ことごとくカトリック教会に糾弾されたパソリーニは、本人が言うように、キリスト教を文化としては受け継いではいても、「奇跡の丘」では「キリストは史上はじめて現れた共産主義者である」とも解釈できる表現をしており、ユダヤ系スペイン人の大学労働組合のメンバーをキリスト役に選んでいます。
さらにこの展覧会では、「奇跡の丘」でマドンナを演じたパソリーニの母親、スザンナ・マリア・コルッシ(スザンナ・パソリーニ)の、まさに絵画的、あるいは彫刻的とも言える嘆きの表情を中心に、パソリーニ作品における、さまざまな「嘆き」の表情にフォーカスしたセクションや、「テオレマ」の1シーンに使われたフランシス・ベーコンの画集など、パソリーニの絵画、彫刻との関係性が、視覚を通じて語られています。
また、特筆しておきたいのは、ヴィンチェンツォ・カンピ(1536-1591)の「リコッタを食べる人々」の展示であり、当時の農民の、神々しいほどに卑しい表情に、おそらくこの絵画を観たであろうパソリーニの、「リコッタ」のインスピレーションとなったのではないか、と推測されてもいました。
その他、1950年代に撮影されたローマ郊外(Borgata)の写真と、パソリーニの映画の登場人物、バロック絵画における「身体性」を比較したセクション(Il Colpo popolare )もあり、ここでは、パソリーニ映画の文化人類学的、イデオロギー的、社会的、経済的、そして当然のごとく政治的含意のその背景には、のちにパソリーニが「文化的虐殺」と呼ぶであろう(60年代後半から)不吉な影が迫っていたことに触れられています。晩年のパソリーニは、自分が愛した貧しい者たちの、その身体の個性を破壊した消費文化を糾弾していました。

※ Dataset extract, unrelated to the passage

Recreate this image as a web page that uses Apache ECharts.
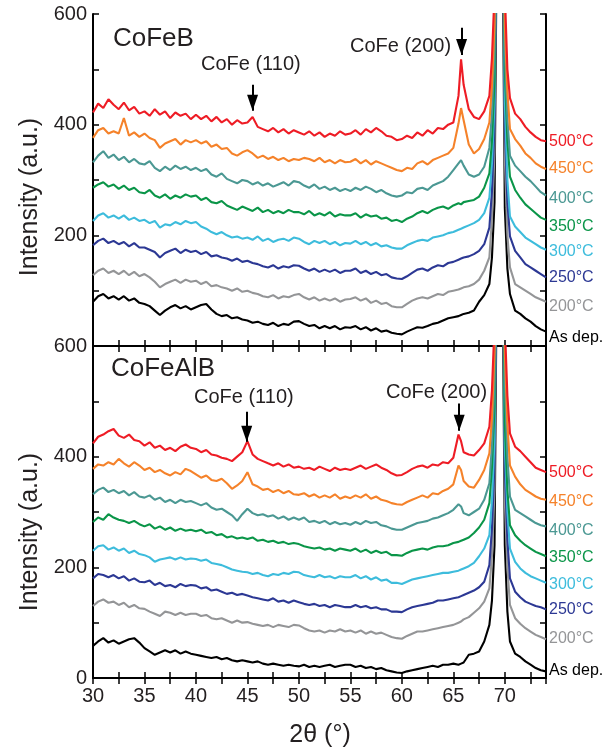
<!DOCTYPE html>
<html><head><meta charset="utf-8">
<script src="https://cdn.jsdelivr.net/npm/echarts@6/dist/echarts.min.js"></script>
<style>html,body{margin:0;padding:0;background:#fff}#c{width:615px;height:751px}</style>
</head><body><div id="c"></div>
<script>
// 2theta positions (deg) shared by all traces
const angles = [
30,30.5,31,31.5,32,32.5,33,33.5,34,34.5,
35,35.5,36,36.5,37,37.5,38,38.5,39,39.5,
40,40.5,41,41.5,42,42.5,43,43.5,44,44.5,
45,45.5,46,46.5,47,47.5,48,48.5,49,49.5,
50,50.5,51,51.5,52,52.5,53,53.5,54,54.5,
55,55.5,56,56.5,57,57.5,58,58.5,59,59.5,
60,60.5,61,61.5,62,62.5,63,63.5,64,64.5,
65,65.5,65.75,66,66.5,67,67.5,68,68.5,
68.75,69,69.2,69.35,69.5,69.65,69.8,70,70.25,
70.5,71,71.5,72,72.5,73,73.5,74];

const tempLabels = ['500°C','450°C','400°C','350°C','300°C','250°C','200°C','As dep.'];

// ---- CoFeB panel ----
const cofeb500 = [
422,438,430,446,436,428,440,426,432,420,
424,416,428,418,424,412,422,416,420,410,
418,410,416,406,414,404,410,400,408,402,
404,414,396,392,388,394,386,392,384,390,
386,382,388,380,386,378,384,380,388,382,
384,390,382,392,386,394,388,380,378,372,
374,380,376,386,380,390,384,394,392,400,
404,452,518,472,428,414,410,424,452,
520,640,1000,2500,5000,2500,1100,640,500,
448,420,410,396,386,378,372,370];
const cofeb450 = [
376,390,394,384,388,384,412,380,386,378,
384,376,372,358,366,370,374,364,372,368,
372,366,370,360,364,356,358,348,344,350,
354,348,340,344,338,342,336,340,334,338,
336,340,338,334,340,332,336,330,336,332,
333,338,330,336,328,334,330,326,322,318,
316,322,320,330,334,328,336,340,344,348,
358,402,430,408,364,348,356,374,404,
470,580,1000,2500,5000,2500,1000,580,460,
392,374,362,348,340,330,324,320];
const cofeb400 = [
332,344,352,340,346,336,342,332,338,330,
328,334,322,316,324,318,326,320,324,318,
322,316,320,310,306,312,302,298,294,300,
298,292,296,290,294,288,292,296,290,298,
296,290,286,292,284,288,282,286,280,284,
280,286,282,288,284,278,282,276,272,270,
272,278,276,284,286,282,290,294,298,306,
318,330,336,326,310,306,310,324,358,
420,540,950,2500,5000,2500,950,540,410,
344,326,316,306,298,288,278,272];
const cofeb350 = [
286,292,296,288,292,284,290,282,286,278,
276,282,272,268,274,266,272,268,274,270,
272,264,268,260,258,262,254,250,246,252,
248,244,250,242,246,240,244,240,246,242,
242,238,244,236,240,236,242,234,238,236,
236,240,232,238,234,236,230,232,226,228,
224,230,234,240,244,240,246,250,252,248,
254,258,256,260,262,264,270,286,312,
370,480,900,2500,5000,2500,900,500,370,
306,282,268,256,248,240,232,228];
const cofeb300 = [
226,236,240,232,236,230,236,228,232,226,
228,222,226,214,220,218,224,220,226,222,
224,216,212,206,202,206,200,196,198,194,
196,192,198,190,194,188,192,194,190,196,
194,188,184,190,186,190,184,188,182,186,
185,190,184,188,182,186,180,182,178,176,
176,182,186,190,192,190,196,198,200,204,
206,210,212,214,218,222,228,240,268,
330,440,850,2500,5000,2500,850,440,300,
234,216,206,196,190,184,178,174];
const cofeb250 = [
182,190,194,186,190,184,188,180,186,178,
178,174,170,160,168,172,176,168,174,170,
172,166,170,162,164,160,158,154,158,152,
154,150,148,144,142,146,140,144,142,146,
145,140,136,140,134,138,134,138,132,136,
136,140,132,136,130,134,128,130,124,122,
121,126,132,138,140,136,142,146,144,150,
152,156,158,160,162,166,172,184,214,
280,400,800,2500,5000,2500,800,400,260,
198,172,160,148,142,136,130,124];
const cofeb200 = [
128,136,140,132,136,130,136,128,134,126,
130,124,116,106,112,116,120,114,120,116,
118,112,116,108,110,106,104,100,104,98,
100,96,94,90,88,92,86,90,88,92,
94,88,84,88,82,86,82,86,80,84,
85,88,82,86,78,82,76,78,72,70,
70,76,82,86,88,86,90,94,92,98,
100,102,104,106,108,112,120,136,160,
230,350,800,2500,5000,2500,800,340,200,
142,112,106,100,94,88,84,80];
const cofebAsDep = [
80,90,94,86,90,84,90,82,86,78,
76,72,64,56,64,70,74,68,72,66,
70,74,76,66,58,54,56,50,52,48,
46,42,44,40,38,42,36,40,38,44,
45,40,36,38,32,36,32,36,30,34,
33,36,30,34,28,32,26,28,24,22,
21,26,30,34,33,36,40,42,46,50,
52,54,56,58,60,64,80,92,112,
160,260,700,2500,5000,2500,700,250,140,
94,64,58,50,44,36,30,26];

// ---- CoFeAlB panel ----
const cofealb500 = [
424,436,440,446,450,438,434,440,430,428,
420,426,416,420,412,416,410,418,422,416,
414,408,412,404,402,398,396,392,400,408,
428,404,396,392,388,384,388,382,386,380,
382,378,380,376,382,378,374,380,376,378,
376,380,384,378,382,386,380,376,370,366,
367,372,378,382,384,380,386,384,390,388,
398,440,428,408,404,402,412,424,454,
520,640,1000,2500,5000,2500,1000,640,510,
442,418,410,400,390,380,376,372];
const cofealb450 = [
378,386,384,390,386,396,388,382,390,384,
376,380,372,376,370,366,372,368,378,374,
368,362,366,358,356,360,352,342,348,356,
372,350,346,340,342,336,340,334,338,332,
331,334,328,332,326,330,326,332,324,328,
325,330,326,332,324,328,322,320,316,314,
313,318,322,326,330,326,334,332,338,342,
350,384,376,356,346,344,358,376,406,
470,590,1000,2500,5000,2500,1000,590,460,
384,364,350,340,334,328,324,322];
const cofealb400 = [
332,340,344,336,340,334,338,330,336,328,
326,330,322,326,318,322,316,322,318,320,
316,312,316,308,304,306,300,294,284,296,
306,298,294,296,292,294,288,292,286,290,
286,290,282,284,280,284,278,282,278,280,
277,282,278,284,280,282,276,274,270,268,
268,272,276,280,282,284,288,290,294,298,
304,314,310,298,294,300,306,322,352,
420,540,950,2500,5000,2500,950,540,400,
328,304,298,292,286,280,276,274];
const cofealb350 = [
282,290,286,296,290,286,284,280,284,278,
274,278,270,274,268,272,266,270,266,268,
265,268,262,264,258,260,254,256,252,254,
251,254,248,250,246,248,244,246,242,244,
242,238,236,234,236,232,234,230,234,232,
230,234,228,232,226,230,226,228,222,222,
221,226,230,232,234,232,236,238,238,240,
244,246,248,250,254,262,272,286,316,
380,490,900,2500,5000,2500,900,460,340,
276,258,248,240,234,228,224,220];
const cofealb300 = [
230,238,240,232,236,230,234,226,230,224,
222,218,210,214,216,218,214,218,214,216,
215,212,214,208,206,204,200,196,194,192,
191,188,190,186,184,188,186,190,188,192,
191,186,184,182,186,182,184,180,184,182,
182,186,180,184,178,182,176,178,172,172,
170,174,178,180,182,184,186,188,190,190,
192,194,196,198,202,208,220,234,258,
320,430,850,2500,5000,2500,850,420,300,
234,210,198,190,184,180,176,172];
const cofealb250 = [
180,188,186,182,186,180,184,176,180,174,
173,176,168,172,166,168,164,170,166,168,
167,162,164,158,160,156,152,154,150,152,
149,146,144,142,140,144,138,140,136,140,
137,134,132,134,130,132,128,132,130,128,
128,132,128,130,126,128,124,124,120,120,
119,124,128,130,132,134,136,140,140,142,
144,146,148,150,154,158,164,174,204,
270,390,800,2500,5000,2500,800,380,250,
180,156,146,138,134,130,128,124];
const cofealb200 = [
130,138,142,136,138,132,136,128,132,126,
125,120,116,112,120,118,114,118,114,116,
116,112,114,108,106,108,104,100,104,100,
101,98,96,94,96,92,96,94,92,96,
95,90,86,84,86,82,86,84,88,84,
86,82,86,80,84,80,82,78,74,72,
71,76,80,84,84,86,88,90,92,94,
96,100,102,106,110,118,126,138,162,
220,340,800,2500,5000,2500,800,320,200,
132,108,98,90,84,78,74,70];
const cofealbAsDep = [
58,66,72,64,68,62,66,70,72,64,
54,48,42,46,50,46,50,44,48,44,
42,40,38,36,38,34,36,32,30,32,
30,28,30,26,24,26,24,22,24,22,
21,24,20,22,20,22,24,20,22,24,
24,20,22,18,20,16,18,14,12,10,
9,12,14,16,18,20,22,20,24,24,
26,24,26,28,42,44,48,66,96,
140,240,700,2500,5000,2500,700,240,120,
66,44,38,30,24,18,14,12];

// annotation arrows: [angle, tail intensity, tip intensity]
const arrowsCoFeB = [[45.5, 472, 425], [65.8, 575, 526]];
const arrowsCoFeAlB = [[44.93, 481, 427], [65.57, 496, 447]];

const cofebSeries = [cofeb500, cofeb450, cofeb400, cofeb350, cofeb300, cofeb250, cofeb200, cofebAsDep];
const cofealbSeries = [cofealb500, cofealb450, cofealb400, cofealb350, cofealb300, cofealb250, cofealb200, cofealbAsDep];

const colors = ['#ee1c25','#f5822a','#4b9893','#0a9548','#3dbcdc','#2c3894','#949597','#000000'];
const FONT = "'Liberation Sans', Arial, Helvetica, sans-serif";
const TXT = '#231f20';

const chart = echarts.init(document.getElementById('c'), null, {renderer: 'canvas'});

function pairs(arr) { return angles.map((a, i) => [a, arr[i]]); }

function arrowShaft(list) {
  return {
    silent: true, animation: false, symbol: ['none', 'none'],
    lineStyle: {color: '#000', width: 2, type: 'solid'},
    label: {show: false}, emphasis: {disabled: true},
    data: list.map(a => [{coord: [a[0], a[1]]}, {coord: [a[0], a[2]]}])
  };
}
function arrowHead(list) {
  return {
    silent: true, animation: false,
    symbol: 'triangle', symbolSize: [11, 16], symbolRotate: 180, symbolOffset: [0, -8],
    itemStyle: {color: '#000'}, label: {show: false}, emphasis: {disabled: true},
    data: list.map(a => ({coord: [a[0], a[2]]}))
  };
}

const series = [];
[cofebSeries, cofealbSeries].forEach((group, gi) => {
  for (let k = group.length - 1; k >= 0; k--) {
    const s = {
      type: 'line', name: (gi ? 'CoFeAlB ' : 'CoFeB ') + tempLabels[k],
      xAxisIndex: gi * 2, yAxisIndex: gi * 2,
      data: pairs(group[k]), showSymbol: false, symbol: 'none',
      lineStyle: {color: colors[k], width: 2.1}, itemStyle: {color: colors[k]},
      clip: true, animation: false, z: 2
    };
    if (k === 0) {
      const arr = gi ? arrowsCoFeAlB : arrowsCoFeB;
      s.markLine = arrowShaft(arr);
      s.markPoint = arrowHead(arr);
    }
    series.push(s);
  }
});

const axisLine = {show: true, lineStyle: {color: '#000', width: 2}};
const tick = {show: true, inside: true, length: 6, lineStyle: {color: '#000', width: 1.5}};
const lbl = {color: TXT, fontSize: 20, fontFamily: FONT};

function xAx(grid, pos, labels) {
  return {
    type: 'value', gridIndex: grid, position: pos, min: 30, max: 74, interval: 2.5,
    axisLine: axisLine, axisTick: tick, splitLine: {show: false},
    axisLabel: labels ? Object.assign({margin: 8, formatter: v => (v % 5 === 0 ? String(v) : '')}, lbl) : {show: false}
  };
}
function yAx(grid, pos, labels, showZero) {
  return {
    type: 'value', gridIndex: grid, position: pos, min: 0, max: 600, interval: 100,
    axisLine: axisLine, axisTick: tick, splitLine: {show: false},
    axisLabel: labels ? Object.assign({margin: 6, formatter: v => (v % 200 === 0 && (showZero || v > 0) ? String(v) : '')}, lbl) : {show: false}
  };
}

const graphic = [];
function txt(x, y, text, size, color, align, rot) {
  graphic.push({
    type: 'text', x: x, y: y, rotation: rot || 0, silent: true, z: 10,
    style: {text: text, font: size + 'px ' + FONT, fill: color, textAlign: align || 'left', textVerticalAlign: 'middle'}
  });
}
txt(113, 39, 'CoFeB', 26, TXT);
txt(201, 64, 'CoFe (110)', 20, TXT);
txt(350, 46, 'CoFe (200)', 20, TXT);
txt(111, 369, 'CoFeAlB', 26, TXT);
txt(194, 397, 'CoFe (110)', 20, TXT);
txt(386, 392, 'CoFe (200)', 20, TXT);
txt(320, 735, '2\u03b8 (\u00b0)', 25, TXT, 'center');
txt(30, 197, 'Intensity (a.u.)', 25, TXT, 'center', Math.PI / 2);
txt(30, 532, 'Intensity (a.u.)', 25, TXT, 'center', Math.PI / 2);

const labelYTop = [142, 169, 199, 227, 252, 278, 307, 338];
const labelYBot = [473, 502, 531, 558, 585, 610, 639, 671];
tempLabels.forEach((t, k) => {
  txt(549, labelYTop[k], t, 16, colors[k]);
  txt(549, labelYBot[k], t, 16, colors[k]);
});

chart.setOption({
  backgroundColor: '#fff',
  animation: false,
  grid: [
    {left: 93, top: 14, width: 453, height: 332, containLabel: false},
    {left: 93, top: 346, width: 453, height: 332, containLabel: false}
  ],
  xAxis: [xAx(0, 'bottom', false), xAx(0, 'top', false), xAx(1, 'bottom', true), xAx(1, 'top', false)],
  yAxis: [yAx(0, 'left', true, false), yAx(0, 'right', false), yAx(1, 'left', true, true), yAx(1, 'right', false)],
  series: series,
  graphic: graphic
});
</script></body></html>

そして、何はさておき、この展覧会の圧巻は、パソリーニ自身のヌード写真とカラヴァッジョの「ナルチッソ(ナルシス)』が並んで展示されていたことでしょう。このヌード写真は、ローマ市立美術館にも展示されていましたが、「ナルチッソ」と並ぶことで、詩人の繊細な自己愛が増幅され、1度観たら忘れられないシーンとなりました。
バルベリーニ宮の展覧会は、2023年の2月12日まで開催されています。